Requirements
Give the data below again exactly as it stands. Omit the pictures.

Source material
□ □ □ □ □

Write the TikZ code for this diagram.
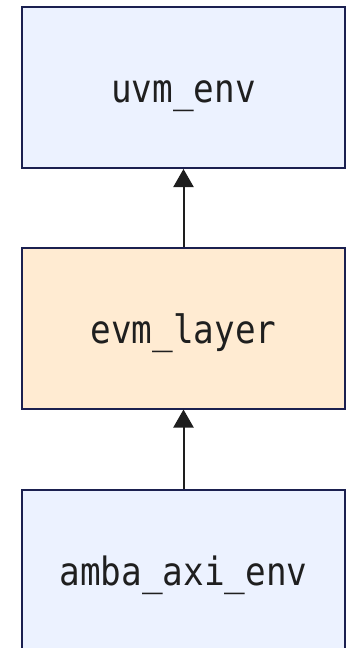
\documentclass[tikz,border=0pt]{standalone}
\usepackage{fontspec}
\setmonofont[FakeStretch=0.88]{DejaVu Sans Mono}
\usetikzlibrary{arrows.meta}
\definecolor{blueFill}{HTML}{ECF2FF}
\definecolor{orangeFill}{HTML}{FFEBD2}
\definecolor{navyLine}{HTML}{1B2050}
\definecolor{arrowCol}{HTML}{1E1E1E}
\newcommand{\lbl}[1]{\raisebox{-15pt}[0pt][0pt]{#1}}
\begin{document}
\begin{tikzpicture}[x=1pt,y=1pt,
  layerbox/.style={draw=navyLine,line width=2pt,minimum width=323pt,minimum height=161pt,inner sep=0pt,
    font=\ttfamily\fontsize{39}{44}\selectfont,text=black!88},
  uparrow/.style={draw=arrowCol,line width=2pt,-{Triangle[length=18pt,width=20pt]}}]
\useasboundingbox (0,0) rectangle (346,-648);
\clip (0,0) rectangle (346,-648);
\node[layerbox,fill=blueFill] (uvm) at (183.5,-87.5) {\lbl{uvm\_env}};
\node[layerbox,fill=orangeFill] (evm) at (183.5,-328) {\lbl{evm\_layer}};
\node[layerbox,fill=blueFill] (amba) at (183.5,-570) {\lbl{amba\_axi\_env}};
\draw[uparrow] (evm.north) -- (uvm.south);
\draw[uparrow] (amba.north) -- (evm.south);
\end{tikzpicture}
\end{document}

□ □ □ □ □

Exercise answer
Write the TikZ code for this diagram.
\documentclass[tikz,border=0pt]{standalone}
\usepackage{fontspec}
\setmonofont[FakeStretch=0.88]{DejaVu Sans Mono}
\usetikzlibrary{arrows.meta}
\definecolor{blueFill}{HTML}{ECF2FF}
\definecolor{orangeFill}{HTML}{FFEBD2}
\definecolor{navyLine}{HTML}{1B2050}
\definecolor{arrowCol}{HTML}{1E1E1E}
\newcommand{\lbl}[1]{\raisebox{-15pt}[0pt][0pt]{#1}}
\begin{document}
\begin{tikzpicture}[x=1pt,y=1pt,
  layerbox/.style={draw=navyLine,line width=2pt,minimum width=323pt,minimum height=161pt,inner sep=0pt,
    font=\ttfamily\fontsize{39}{44}\selectfont,text=black!88},
  uparrow/.style={draw=arrowCol,line width=2pt,-{Triangle[length=18pt,width=20pt]}}]
\useasboundingbox (0,0) rectangle (346,-648);
\clip (0,0) rectangle (346,-648);
\node[layerbox,fill=blueFill] (uvm) at (183.5,-87.5) {\lbl{uvm\_env}};
\node[layerbox,fill=orangeFill] (evm) at (183.5,-328) {\lbl{evm\_layer}};
\node[layerbox,fill=blueFill] (amba) at (183.5,-570) {\lbl{amba\_axi\_env}};
\draw[uparrow] (evm.north) -- (uvm.south);
\draw[uparrow] (amba.north) -- (evm.south);
\end{tikzpicture}
\end{document}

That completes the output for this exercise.